* [What the task requires]:
Gather every line holding the string "this".

* [Excerpted data]:

::::::::

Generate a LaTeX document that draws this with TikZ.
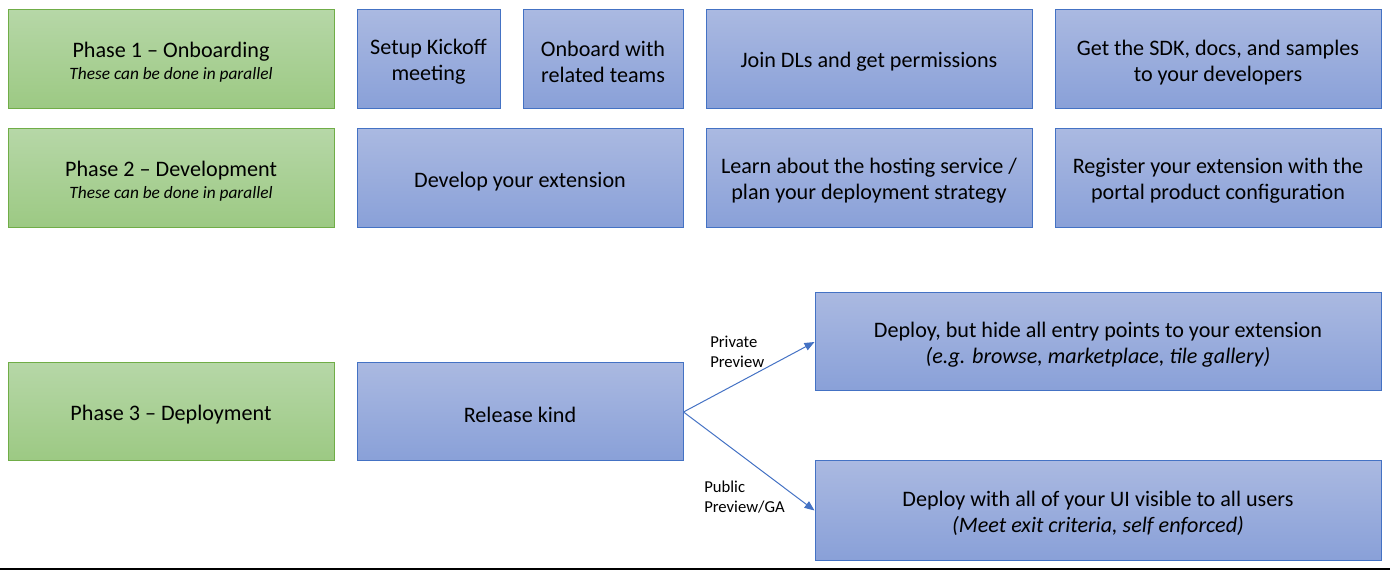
\documentclass[tikz,border=0pt]{standalone}
\usepackage{fontspec}
\setmainfont{Carlito}
\usetikzlibrary{arrows.meta}
\definecolor{gtop}{RGB}{182,215,167}
\definecolor{gbot}{RGB}{156,201,131}
\definecolor{gline}{RGB}{112,173,71}
\definecolor{btop}{RGB}{170,185,225}
\definecolor{bbot}{RGB}{137,160,216}
\definecolor{bline}{RGB}{68,114,196}
\begin{document}
\begin{tikzpicture}[x=0.75pt,y=-0.75pt,
  boxsz/.style 2 args={minimum width=#1*0.75pt, minimum height=#2*0.75pt},
  txt/.style={inner sep=0pt, align=center, text=black, yshift=-2pt,
    font=\fontsize{16.6}{19.5}\selectfont},
  base/.style={draw, line width=0.75pt, inner sep=0pt},
  tx/.style={label={[txt]center:{#1}}},
  greenbox/.style={base, draw=gline, top color=gtop, bottom color=gbot},
  bluebox/.style={base, draw=bline, top color=btop, bottom color=bbot},
  lbl/.style={align=left, inner sep=0pt, font=\fontsize{12.5}{15}\selectfont, anchor=west},
  conn/.style={draw=bline, line width=0.75pt, -{Triangle[length=7.5pt,width=6pt]}}
]
\useasboundingbox (0,0) rectangle (1390,570);
\newcommand{\subt}[1]{\\[-2.5pt]{\fontsize{13}{15}\selectfont\itshape #1}}
% row 1
\node[greenbox, boxsz={326}{99}, tx={Phase 1 -- Onboarding\subt{These can be done in parallel}}] (p1) at (171,59.5) {};
\node[bluebox, boxsz={143}{99}, tx={Setup Kickoff\\meeting}] (kick) at (428.5,59.5) {};
\node[bluebox, boxsz={160}{99}, tx={Onboard with\\related teams}] (onb) at (603,59.5) {};
\node[bluebox, boxsz={326}{99}, tx={Join DLs and get permissions}] (dls) at (869,59.5) {};
\node[bluebox, boxsz={326}{99}, tx={Get the SDK, docs, and samples\\to your developers}] (sdk) at (1218,59.5) {};
% row 2
\node[greenbox, boxsz={326}{99}, tx={Phase 2 -- Development\subt{These can be done in parallel}}] (p2) at (171,178.5) {};
\node[bluebox, boxsz={326}{99}, tx={Develop your extension}] (dev) at (520,178.5) {};
\node[bluebox, boxsz={326}{99}, tx={Learn about the hosting service /\\plan your deployment strategy}] (host) at (869,178.5) {};
\node[bluebox, boxsz={326}{99}, tx={Register your extension with the\\portal product configuration}] (reg) at (1218,178.5) {};
% row 3
\node[greenbox, boxsz={326}{98}, tx={Phase 3 -- Deployment}] (p3) at (171,412) {};
\node[bluebox, boxsz={326}{98}, tx={Release kind}] (rel) at (520,412) {};
\node[bluebox, boxsz={566}{98}, tx={Deploy, but hide all entry points to your extension\\\textit{(e.g. browse, marketplace, tile gallery)}}] (hide) at (1098,342) {};
\node[bluebox, boxsz={566}{99}, tx={Deploy with all of your UI visible to all users\\\textit{(Meet exit criteria, self enforced)}}] (all) at (1098,510.5) {};
% connectors
\draw[conn] (rel.east) -- (hide.west);
\draw[conn] (rel.east) -- (all.west);
\node[lbl] (lpriv) at (710,352) {Private\\Preview};
\node[lbl] (lpub) at (704,497) {Public\\Preview/GA};
% bottom rule
\coordinate (ruleL) at (0,569);
\coordinate (ruleR) at (1390,569);
\draw[black, line width=0.9pt] (ruleL) -- (ruleR);
\end{tikzpicture}
\end{document}
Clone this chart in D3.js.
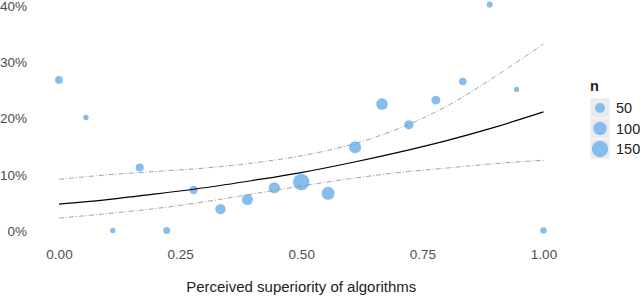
<!DOCTYPE html>
<html>
<head>
<meta charset="utf-8">
<script src="https://cdn.jsdelivr.net/npm/d3@7"></script>
<style>
  body { margin: 0; background: #fff; }
  text { font-family: "Liberation Sans", Arial, sans-serif; }
</style>
</head>
<body>
<script>
// observed shares (x = perceived superiority, y = share, n = group size)
var superiority = [0, 1/18, 2/18, 3/18, 4/18, 5/18, 6/18, 7/18, 8/18, 9/18,
                   10/18, 11/18, 12/18, 13/18, 14/18, 15/18, 16/18, 17/18, 1];
var share = [0.269, 0.202, 0.001, 0.113, 0.001, 0.073, 0.039, 0.056, 0.077, 0.087,
             0.067, 0.149, 0.226, 0.189, 0.233, 0.266, 0.403, 0.252, 0.001];
var groupN = [29, 12, 12, 31, 23, 34, 56, 63, 66, 150,
              91, 76, 71, 42, 40, 27, 16, 11, 18];

// fitted curve and band
var fitX = [0, 0.1, 0.2, 0.3, 0.4, 0.5, 0.6, 0.7, 0.8, 0.9, 1.0];
var fitMid = [0.048, 0.056, 0.066, 0.077, 0.090, 0.104, 0.121, 0.140, 0.161, 0.185, 0.212];
var fitUpper = [0.092, 0.100, 0.106, 0.112, 0.121, 0.134, 0.153, 0.182, 0.222, 0.275, 0.333];
var fitLower = [0.023, 0.031, 0.040, 0.052, 0.066, 0.080, 0.093, 0.104, 0.112, 0.120, 0.126];

var xTicks = [0, 0.25, 0.5, 0.75, 1];
var yTicks = [0, 0.1, 0.2, 0.3, 0.4];
var legendN = [50, 100, 150];

var width = 640, height = 297;

var svg = d3.select("body").append("svg")
    .attr("width", width)
    .attr("height", height);

var x = d3.scaleLinear().domain([0, 1]).range([59, 543.5]);
var y = d3.scaleLinear().domain([0, 0.4]).range([231, 6.3]);
var r = d3.scaleSqrt().domain([10, 150]).range([2.5, 8.2]);

// axes (no lines, labels only)
var xAxis = svg.append("g")
    .attr("transform", "translate(0,249)")
    .call(d3.axisBottom(x).tickValues(xTicks).tickFormat(d3.format(".2f")).tickSize(0));
xAxis.select(".domain").remove();
xAxis.selectAll("text")
    .attr("fill", "#4d4d4d")
    .attr("font-size", 13.5)
    .attr("dy", "0.71em")
    .attr("y", 0);

var yAxis = svg.append("g")
    .attr("transform", "translate(27,0)")
    .call(d3.axisLeft(y).tickValues(yTicks).tickFormat(d3.format(".0%")).tickSize(0));
yAxis.select(".domain").remove();
yAxis.selectAll("text")
    .attr("fill", "#4d4d4d")
    .attr("font-size", 13.5)
    .attr("x", 0);

svg.append("text")
    .attr("x", x(0.5))
    .attr("y", 292)
    .attr("text-anchor", "middle")
    .attr("font-size", 15)
    .attr("fill", "#222")
    .text("Perceived superiority of algorithms");

// points
var pts = superiority.map(function(d, i) { return {x: d, y: share[i], n: groupN[i]}; });
svg.append("g").selectAll("circle")
    .data(pts)
    .enter().append("circle")
    .attr("cx", function(d) { return x(d.x); })
    .attr("cy", function(d) { return y(d.y); })
    .attr("r", function(d) { return r(d.n); })
    .attr("fill", "#85bdef");

// fit lines
function lineFor(vals) {
  return d3.line()
    .x(function(d, i) { return x(fitX[i]); })
    .y(function(d) { return y(d); })
    .curve(d3.curveMonotoneX)(vals);
}

svg.append("path")
    .attr("d", lineFor(fitUpper))
    .attr("fill", "none")
    .attr("stroke", "#8a8a8a")
    .attr("stroke-width", 0.8)
    .attr("stroke-dasharray", "5,2,1,2");

svg.append("path")
    .attr("d", lineFor(fitLower))
    .attr("fill", "none")
    .attr("stroke", "#8a8a8a")
    .attr("stroke-width", 0.8)
    .attr("stroke-dasharray", "5,2,1,2");

svg.append("path")
    .attr("d", lineFor(fitMid))
    .attr("fill", "none")
    .attr("stroke", "#000")
    .attr("stroke-width", 1.2);

// legend
var legend = svg.append("g");
legend.append("text")
    .attr("x", 590)
    .attr("y", 91)
    .attr("font-size", 14.5)
    .attr("font-weight", "bold")
    .attr("fill", "#222")
    .text("n");

var keys = legend.selectAll("g.key")
    .data(legendN)
    .enter().append("g")
    .attr("class", "key")
    .attr("transform", function(d, i) { return "translate(600," + (108 + i * 20.5) + ")"; });

keys.append("rect")
    .attr("x", -9.5).attr("y", -9.8)
    .attr("width", 19).attr("height", 19.6)
    .attr("fill", "#ebebeb");

keys.append("circle")
    .attr("r", function(d) { return r(d); })
    .attr("fill", "#85bdef");

keys.append("text")
    .attr("x", 16)
    .attr("dy", "0.35em")
    .attr("font-size", 14.5)
    .attr("fill", "#222")
    .text(function(d) { return d; });
</script>
</body>
</html>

::::::::

* [Result]:
Generate a LaTeX document that draws this with TikZ.
Clone this chart in D3.js.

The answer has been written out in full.